Your objective: Leave the pictures out. Retype exactly the lines below from the one containing "Reproduce this chart with D3.js." through the one containing "var freq28 = [584, 410, 291, 141];", and no others.

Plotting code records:
[Start]
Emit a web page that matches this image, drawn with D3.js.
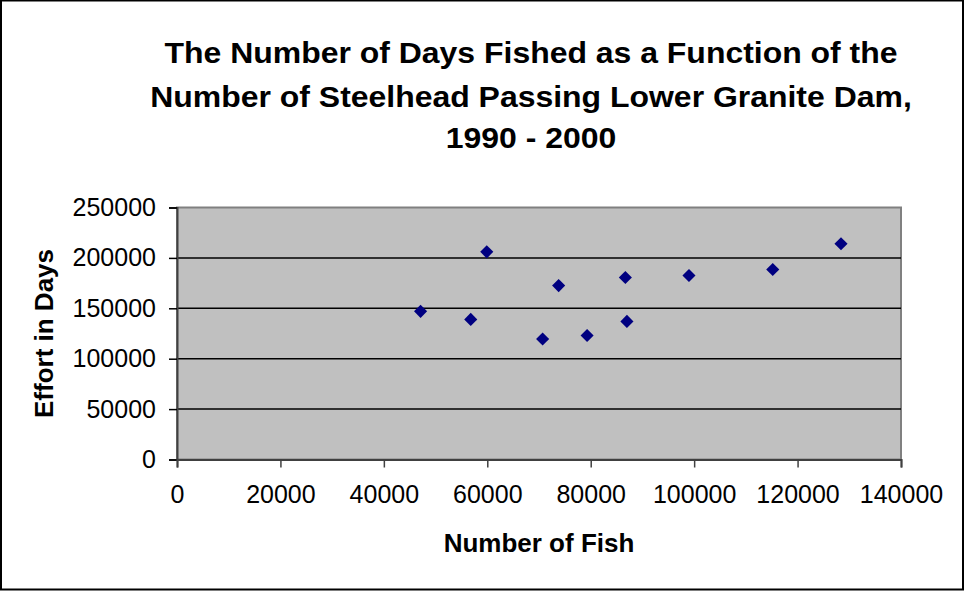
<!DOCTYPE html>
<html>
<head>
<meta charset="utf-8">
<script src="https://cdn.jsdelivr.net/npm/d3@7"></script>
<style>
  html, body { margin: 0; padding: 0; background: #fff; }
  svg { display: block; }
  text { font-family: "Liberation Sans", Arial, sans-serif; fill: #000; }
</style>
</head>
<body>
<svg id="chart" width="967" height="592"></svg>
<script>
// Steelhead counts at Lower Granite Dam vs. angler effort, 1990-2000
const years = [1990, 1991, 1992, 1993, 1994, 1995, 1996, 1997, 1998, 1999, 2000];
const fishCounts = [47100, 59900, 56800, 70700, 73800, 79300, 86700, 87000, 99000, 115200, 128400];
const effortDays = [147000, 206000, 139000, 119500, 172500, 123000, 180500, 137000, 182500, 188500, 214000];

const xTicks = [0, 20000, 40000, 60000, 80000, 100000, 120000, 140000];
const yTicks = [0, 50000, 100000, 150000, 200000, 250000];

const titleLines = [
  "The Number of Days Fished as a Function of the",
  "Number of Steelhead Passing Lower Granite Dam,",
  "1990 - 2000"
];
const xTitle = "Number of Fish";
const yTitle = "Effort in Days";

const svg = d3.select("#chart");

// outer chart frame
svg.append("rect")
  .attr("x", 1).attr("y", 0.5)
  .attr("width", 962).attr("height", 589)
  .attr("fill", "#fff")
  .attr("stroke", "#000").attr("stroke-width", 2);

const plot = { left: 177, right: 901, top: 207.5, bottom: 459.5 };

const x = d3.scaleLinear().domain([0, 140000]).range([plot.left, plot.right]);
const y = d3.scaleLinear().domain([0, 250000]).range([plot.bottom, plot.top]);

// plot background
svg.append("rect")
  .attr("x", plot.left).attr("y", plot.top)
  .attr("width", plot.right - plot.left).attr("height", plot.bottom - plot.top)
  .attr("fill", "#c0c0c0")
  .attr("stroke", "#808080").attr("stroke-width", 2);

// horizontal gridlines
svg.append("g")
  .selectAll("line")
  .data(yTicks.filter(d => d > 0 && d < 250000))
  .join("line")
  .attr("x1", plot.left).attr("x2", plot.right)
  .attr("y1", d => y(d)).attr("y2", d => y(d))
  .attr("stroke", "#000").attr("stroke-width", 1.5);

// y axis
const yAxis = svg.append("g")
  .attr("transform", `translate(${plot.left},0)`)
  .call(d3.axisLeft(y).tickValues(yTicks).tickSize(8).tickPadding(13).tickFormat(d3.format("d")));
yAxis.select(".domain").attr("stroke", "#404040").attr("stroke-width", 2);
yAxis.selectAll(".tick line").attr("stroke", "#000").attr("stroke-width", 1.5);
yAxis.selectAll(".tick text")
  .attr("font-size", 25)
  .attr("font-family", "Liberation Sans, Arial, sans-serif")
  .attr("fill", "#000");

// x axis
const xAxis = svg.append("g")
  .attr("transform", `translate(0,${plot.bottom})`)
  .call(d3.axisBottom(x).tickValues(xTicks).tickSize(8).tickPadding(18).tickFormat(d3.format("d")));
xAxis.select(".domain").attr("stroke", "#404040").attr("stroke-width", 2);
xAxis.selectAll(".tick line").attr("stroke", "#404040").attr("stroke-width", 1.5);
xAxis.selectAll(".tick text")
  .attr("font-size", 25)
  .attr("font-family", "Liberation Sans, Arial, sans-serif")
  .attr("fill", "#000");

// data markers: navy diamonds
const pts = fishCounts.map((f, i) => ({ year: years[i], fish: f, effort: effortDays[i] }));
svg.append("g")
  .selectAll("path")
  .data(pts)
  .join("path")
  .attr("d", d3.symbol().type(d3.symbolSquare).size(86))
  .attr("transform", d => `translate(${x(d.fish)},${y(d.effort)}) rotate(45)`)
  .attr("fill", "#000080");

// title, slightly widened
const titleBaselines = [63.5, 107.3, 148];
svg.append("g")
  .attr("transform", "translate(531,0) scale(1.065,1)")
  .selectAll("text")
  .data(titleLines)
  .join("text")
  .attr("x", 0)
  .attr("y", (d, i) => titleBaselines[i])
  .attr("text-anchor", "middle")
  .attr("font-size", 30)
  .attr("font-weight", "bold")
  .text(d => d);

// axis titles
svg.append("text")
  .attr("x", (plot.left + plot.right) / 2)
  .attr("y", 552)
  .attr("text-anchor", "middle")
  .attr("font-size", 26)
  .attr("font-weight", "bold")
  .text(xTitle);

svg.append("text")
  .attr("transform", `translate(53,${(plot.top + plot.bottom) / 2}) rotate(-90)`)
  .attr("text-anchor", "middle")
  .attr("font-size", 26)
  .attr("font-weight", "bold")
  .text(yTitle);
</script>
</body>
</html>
[End]
[Start]
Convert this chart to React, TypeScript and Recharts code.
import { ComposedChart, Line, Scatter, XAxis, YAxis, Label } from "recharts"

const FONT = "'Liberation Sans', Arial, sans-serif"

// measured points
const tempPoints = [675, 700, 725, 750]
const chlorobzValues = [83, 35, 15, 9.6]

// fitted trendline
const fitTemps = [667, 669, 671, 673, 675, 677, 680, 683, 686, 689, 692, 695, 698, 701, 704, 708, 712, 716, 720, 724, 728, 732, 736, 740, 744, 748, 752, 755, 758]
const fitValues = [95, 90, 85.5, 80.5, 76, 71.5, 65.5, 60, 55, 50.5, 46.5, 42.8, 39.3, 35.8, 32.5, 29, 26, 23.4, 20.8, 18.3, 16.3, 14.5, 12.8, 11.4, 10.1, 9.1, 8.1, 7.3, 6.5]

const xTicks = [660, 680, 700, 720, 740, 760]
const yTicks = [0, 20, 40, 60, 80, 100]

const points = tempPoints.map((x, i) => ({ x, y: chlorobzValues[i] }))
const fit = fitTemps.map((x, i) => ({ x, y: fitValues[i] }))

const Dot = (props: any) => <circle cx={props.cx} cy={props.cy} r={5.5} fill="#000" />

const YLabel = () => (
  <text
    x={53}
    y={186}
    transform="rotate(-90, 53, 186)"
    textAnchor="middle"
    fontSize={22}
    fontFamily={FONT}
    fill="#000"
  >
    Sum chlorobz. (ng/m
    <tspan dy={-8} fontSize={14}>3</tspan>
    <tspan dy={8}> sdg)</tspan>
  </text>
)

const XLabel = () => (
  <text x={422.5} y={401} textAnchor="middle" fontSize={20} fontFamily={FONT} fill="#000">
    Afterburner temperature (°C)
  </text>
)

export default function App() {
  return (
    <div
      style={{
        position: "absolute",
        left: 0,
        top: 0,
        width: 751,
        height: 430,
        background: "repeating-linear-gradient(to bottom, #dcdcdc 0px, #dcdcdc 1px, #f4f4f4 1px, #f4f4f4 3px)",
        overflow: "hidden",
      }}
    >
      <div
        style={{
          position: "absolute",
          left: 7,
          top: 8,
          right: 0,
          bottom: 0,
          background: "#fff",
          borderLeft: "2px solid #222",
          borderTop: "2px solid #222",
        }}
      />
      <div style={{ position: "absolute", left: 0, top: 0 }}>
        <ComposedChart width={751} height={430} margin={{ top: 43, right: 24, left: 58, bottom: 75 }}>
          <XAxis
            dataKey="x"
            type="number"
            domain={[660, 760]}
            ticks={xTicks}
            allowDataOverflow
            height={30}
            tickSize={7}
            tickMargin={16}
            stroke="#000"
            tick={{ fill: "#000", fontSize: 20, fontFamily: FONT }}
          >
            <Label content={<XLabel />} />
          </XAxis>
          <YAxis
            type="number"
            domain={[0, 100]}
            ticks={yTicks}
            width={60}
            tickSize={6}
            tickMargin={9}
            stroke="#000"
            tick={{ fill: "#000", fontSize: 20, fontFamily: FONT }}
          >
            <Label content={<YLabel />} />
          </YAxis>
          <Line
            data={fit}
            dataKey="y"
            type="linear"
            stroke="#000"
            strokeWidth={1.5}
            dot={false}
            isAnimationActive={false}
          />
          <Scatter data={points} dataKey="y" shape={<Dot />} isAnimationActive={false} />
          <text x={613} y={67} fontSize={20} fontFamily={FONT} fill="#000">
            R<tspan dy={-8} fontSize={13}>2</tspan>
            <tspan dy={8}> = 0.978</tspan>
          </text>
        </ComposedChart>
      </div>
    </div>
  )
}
[End]
[Start]
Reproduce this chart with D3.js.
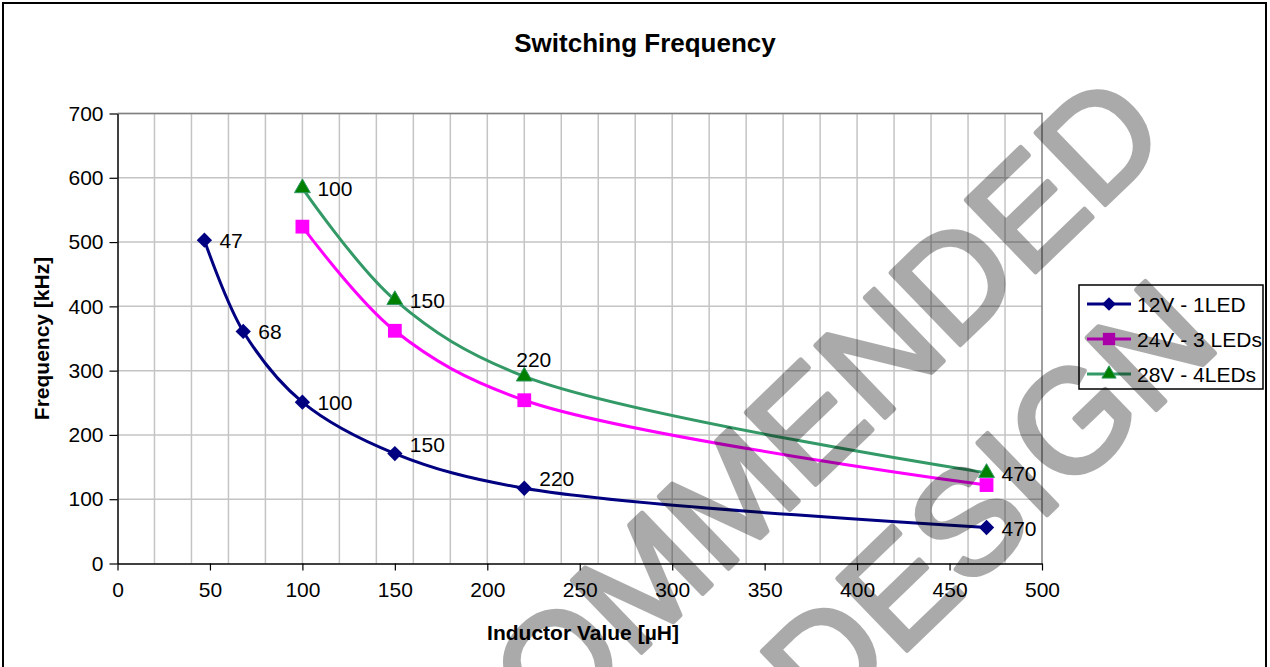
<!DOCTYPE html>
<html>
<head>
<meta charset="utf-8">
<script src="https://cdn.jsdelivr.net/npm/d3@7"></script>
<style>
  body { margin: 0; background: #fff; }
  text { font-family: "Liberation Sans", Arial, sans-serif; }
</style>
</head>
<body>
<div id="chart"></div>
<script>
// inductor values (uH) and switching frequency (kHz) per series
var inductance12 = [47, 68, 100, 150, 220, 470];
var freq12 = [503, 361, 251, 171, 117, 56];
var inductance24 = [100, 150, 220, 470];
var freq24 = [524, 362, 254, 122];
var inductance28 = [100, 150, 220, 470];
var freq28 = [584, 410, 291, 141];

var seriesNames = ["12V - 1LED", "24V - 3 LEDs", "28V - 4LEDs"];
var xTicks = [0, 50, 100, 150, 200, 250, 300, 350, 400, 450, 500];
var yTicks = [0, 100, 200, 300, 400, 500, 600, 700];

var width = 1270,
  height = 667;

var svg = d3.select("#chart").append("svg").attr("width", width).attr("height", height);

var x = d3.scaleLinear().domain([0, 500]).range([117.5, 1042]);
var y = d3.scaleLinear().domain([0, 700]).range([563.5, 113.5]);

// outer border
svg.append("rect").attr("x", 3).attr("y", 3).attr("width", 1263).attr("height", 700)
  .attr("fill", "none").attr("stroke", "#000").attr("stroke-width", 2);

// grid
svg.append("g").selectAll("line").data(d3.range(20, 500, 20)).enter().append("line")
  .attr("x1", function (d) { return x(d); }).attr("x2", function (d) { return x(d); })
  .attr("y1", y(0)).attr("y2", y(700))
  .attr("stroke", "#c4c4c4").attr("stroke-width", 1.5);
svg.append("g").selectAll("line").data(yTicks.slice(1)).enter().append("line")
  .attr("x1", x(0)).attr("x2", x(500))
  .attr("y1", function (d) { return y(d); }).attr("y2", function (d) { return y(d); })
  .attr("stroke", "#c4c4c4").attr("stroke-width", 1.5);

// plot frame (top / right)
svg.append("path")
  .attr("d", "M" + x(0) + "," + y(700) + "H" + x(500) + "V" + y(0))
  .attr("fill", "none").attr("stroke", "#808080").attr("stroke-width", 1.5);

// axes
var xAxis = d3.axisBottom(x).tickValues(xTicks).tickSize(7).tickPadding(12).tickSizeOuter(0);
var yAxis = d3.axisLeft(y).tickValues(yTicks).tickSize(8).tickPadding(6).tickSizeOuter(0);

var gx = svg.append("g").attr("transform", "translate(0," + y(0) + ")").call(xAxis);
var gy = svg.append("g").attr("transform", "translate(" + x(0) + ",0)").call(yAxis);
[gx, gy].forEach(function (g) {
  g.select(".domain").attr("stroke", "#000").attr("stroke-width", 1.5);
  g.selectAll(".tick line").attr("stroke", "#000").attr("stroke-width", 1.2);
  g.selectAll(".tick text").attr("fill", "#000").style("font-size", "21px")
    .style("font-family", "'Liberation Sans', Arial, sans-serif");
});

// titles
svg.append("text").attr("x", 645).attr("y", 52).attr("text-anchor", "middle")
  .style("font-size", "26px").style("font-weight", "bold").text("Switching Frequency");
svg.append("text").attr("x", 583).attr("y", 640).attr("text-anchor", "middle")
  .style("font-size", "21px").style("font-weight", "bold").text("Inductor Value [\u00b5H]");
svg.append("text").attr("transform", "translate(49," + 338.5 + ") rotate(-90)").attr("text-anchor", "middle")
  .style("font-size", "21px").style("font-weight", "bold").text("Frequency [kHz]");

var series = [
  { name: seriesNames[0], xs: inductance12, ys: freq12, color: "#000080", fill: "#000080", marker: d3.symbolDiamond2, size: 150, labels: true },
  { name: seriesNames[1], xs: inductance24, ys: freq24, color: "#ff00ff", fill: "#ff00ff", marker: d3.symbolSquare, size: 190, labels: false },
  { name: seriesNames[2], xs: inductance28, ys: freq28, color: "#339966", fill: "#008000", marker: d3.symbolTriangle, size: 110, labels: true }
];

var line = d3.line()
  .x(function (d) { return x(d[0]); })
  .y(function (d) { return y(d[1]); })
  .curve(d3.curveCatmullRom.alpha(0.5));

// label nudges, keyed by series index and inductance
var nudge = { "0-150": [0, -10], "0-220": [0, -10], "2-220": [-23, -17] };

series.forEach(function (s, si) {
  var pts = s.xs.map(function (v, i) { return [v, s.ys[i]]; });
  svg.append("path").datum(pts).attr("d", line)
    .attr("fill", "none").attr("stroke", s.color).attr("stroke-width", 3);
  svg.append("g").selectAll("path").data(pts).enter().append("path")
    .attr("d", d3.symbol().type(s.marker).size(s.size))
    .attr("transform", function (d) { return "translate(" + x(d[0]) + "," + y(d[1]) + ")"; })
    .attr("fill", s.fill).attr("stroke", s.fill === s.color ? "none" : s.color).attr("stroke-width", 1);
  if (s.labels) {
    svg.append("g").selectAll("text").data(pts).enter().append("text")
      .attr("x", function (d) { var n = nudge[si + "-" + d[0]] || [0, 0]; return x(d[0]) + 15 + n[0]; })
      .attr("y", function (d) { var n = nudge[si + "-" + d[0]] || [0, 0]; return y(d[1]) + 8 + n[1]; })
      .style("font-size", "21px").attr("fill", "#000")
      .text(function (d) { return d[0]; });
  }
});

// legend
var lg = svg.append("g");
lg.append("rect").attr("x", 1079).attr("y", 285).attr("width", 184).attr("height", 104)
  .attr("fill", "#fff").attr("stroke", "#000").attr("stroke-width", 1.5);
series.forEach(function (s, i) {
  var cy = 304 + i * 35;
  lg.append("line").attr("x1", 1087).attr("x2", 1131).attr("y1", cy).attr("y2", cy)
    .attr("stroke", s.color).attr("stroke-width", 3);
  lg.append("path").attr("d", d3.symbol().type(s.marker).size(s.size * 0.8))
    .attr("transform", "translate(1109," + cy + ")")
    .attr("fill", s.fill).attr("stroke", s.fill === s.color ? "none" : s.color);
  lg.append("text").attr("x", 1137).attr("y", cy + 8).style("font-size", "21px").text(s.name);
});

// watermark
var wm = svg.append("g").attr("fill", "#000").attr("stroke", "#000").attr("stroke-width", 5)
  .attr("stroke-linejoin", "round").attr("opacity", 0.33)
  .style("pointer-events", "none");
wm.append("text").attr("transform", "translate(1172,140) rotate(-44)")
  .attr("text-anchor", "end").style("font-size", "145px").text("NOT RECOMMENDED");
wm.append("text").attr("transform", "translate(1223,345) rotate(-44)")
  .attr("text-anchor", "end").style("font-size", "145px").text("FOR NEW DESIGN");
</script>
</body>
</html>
[End]
Problem solution:
Reproduce this chart with D3.js.
<!DOCTYPE html>
<html>
<head>
<meta charset="utf-8">
<script src="https://cdn.jsdelivr.net/npm/d3@7"></script>
<style>
  body { margin: 0; background: #fff; }
  text { font-family: "Liberation Sans", Arial, sans-serif; }
</style>
</head>
<body>
<div id="chart"></div>
<script>
// inductor values (uH) and switching frequency (kHz) per series
var inductance12 = [47, 68, 100, 150, 220, 470];
var freq12 = [503, 361, 251, 171, 117, 56];
var inductance24 = [100, 150, 220, 470];
var freq24 = [524, 362, 254, 122];
var inductance28 = [100, 150, 220, 470];
var freq28 = [584, 410, 291, 141];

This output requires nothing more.